DieRoten.pl
Reklama

Lewy: Jestem głodny bramek

fot.
Reklama

Robert Lewandowski nie przestaje zaskakiwać swoją formą w sezonie 2018/19. Nasz rodak po 21 spotkaniach (licząc wszystkie rozgrywki) ustrzelił już w sumie 21 bramek!

Przed dwoma dniami Polak po raz kolejny udowodnił swoją wartość, strzelając dwie bramki w zremisowanym 3:3 pojedynku Ligi Mistrzów z Ajaxem. Na bankiecie pomeczowym Robert Lewandowski wypowiedział się m. in. na temat spotkania z Holendrami, obecnej formy "Bawarczyków" oraz możliwych rywali w kolejnej fazie LM.
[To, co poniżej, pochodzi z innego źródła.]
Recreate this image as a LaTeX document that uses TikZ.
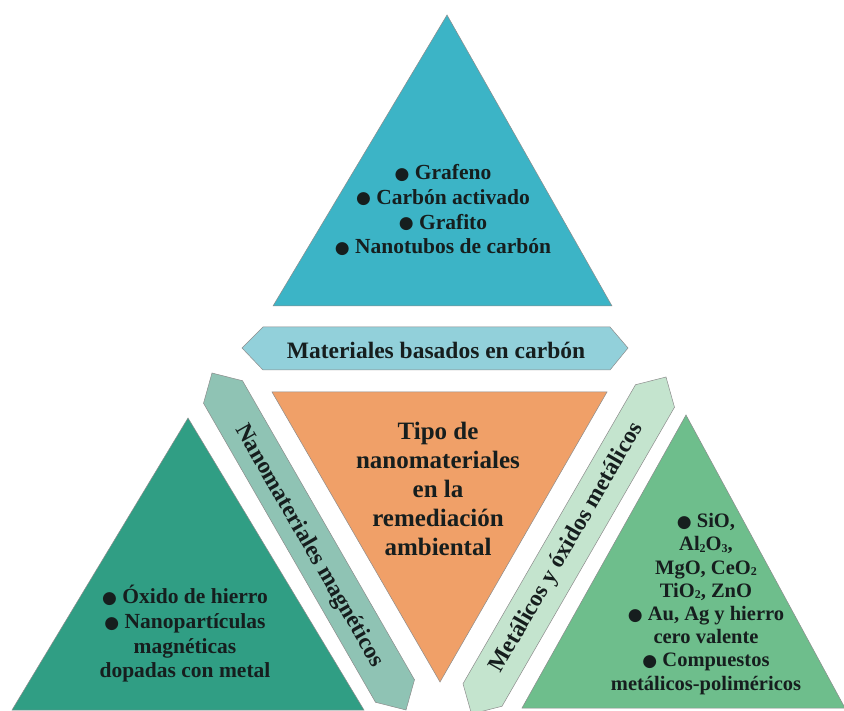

− To był szalony mecz. Mogliśmy strzelić 1 czy 2 bramki więcej, ale na szczęście osiągnęliśmy nasz cel. Zdajemy sobie sprawę, że nie wszystko było perfekcyjne. Oznacza to, że w przyszłości możemy grać lepiej, nie straciliśmy potencjału − powiedział Polak.

− W teorii mamy lepsze szanse na wylosowanie łatwiejszego rywala czy też uniknięcie topowego przeciwnika. Mimo wszystko to jasne, że w stawce nie ma już słabszych drużyn. Musimy być skupieni i grać swoją piłkę niezależnie od tego, z kim przyjdzie nam grać − mówił dalej.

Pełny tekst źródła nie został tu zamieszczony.